More about HKUST
Supervisionless Machine Learning with World Knowledge
Speaker: Dr. Yangqiu Song University of Illinois at Urbana-Champaign Title: "Supervisionless Machine Learning with World Knowledge" Date: Monday, 22 June 2015 Time: 4:00pm - 5:00pm Venue: Lecture Theatre F (near lifts 25/26), HKUST Abstract: Machine learning algorithms have become pervasive in multiple domains and have started to have impact in applications. Nonetheless, a key obstacle in making learning protocol realistic in applications is the need to supervise them, a costly process that often requires hiring domain experts. However, while annotated data is difficult to get, we have available large amounts of data from the Web. In this talk, I will introduce learning paradigm which uses existing world knowledge to "supervise" machine learning algorithms. By "world knowledge" we refer to general-purpose knowledge collected from the Web, and that can be used to extract both common sense knowledge and diverse domain specific knowledge and thus help supervise machine learning algorithms.
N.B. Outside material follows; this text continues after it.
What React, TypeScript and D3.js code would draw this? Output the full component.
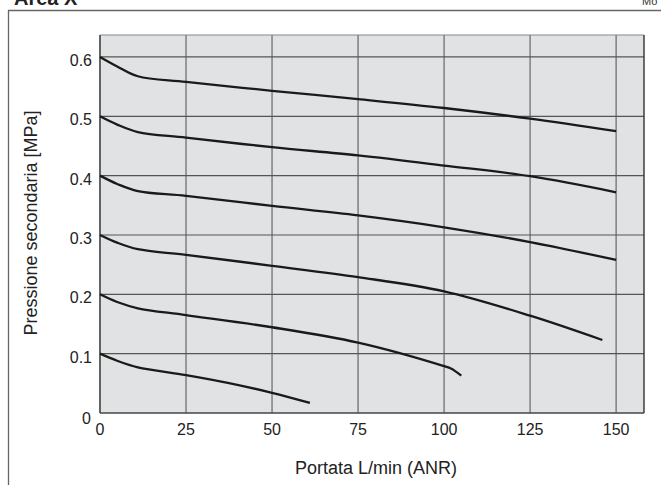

I will introduce the supervisionless classification algorithm which requires no labeled data to perform completely unsupervised text classification. In this case, the world knowledge is embed to represent the text documents and the category labels into the same semantic space. We can also perform better machine learning and text data analytics by adapting general-purpose knowledge to domain specific tasks. ***************** Biography: Dr. Yangqiu Song is a post-doctoral researcher at the Cognitive Computation Group at the University of Illinois at Urbana-Champaign. Before that, he was a post-doctoral fellow at Hong Kong University of Science and Technology and visiting researcher at Huawei Noah's Ark Lab, Hong Kong (2012-2013), an associate researcher at Microsoft Research Asia (2010-2012) and a staff researcher at IBM Research China (2009-2010) respectively. He received his B.E. and Ph.D. degrees from Tsinghua University, China, in July 2003 and January 2009, respectively. His current research focuses on using machine learning and data mining to extract and infer insightful knowledge from big data. The knowledge helps users better enjoy their daily living and social activities, or helps data scientists do better data analytics. He is particularly interested in working on large scale learning algorithms, on natural language understanding, text mining and visual analytics, and on knowledge engineering for domain applications.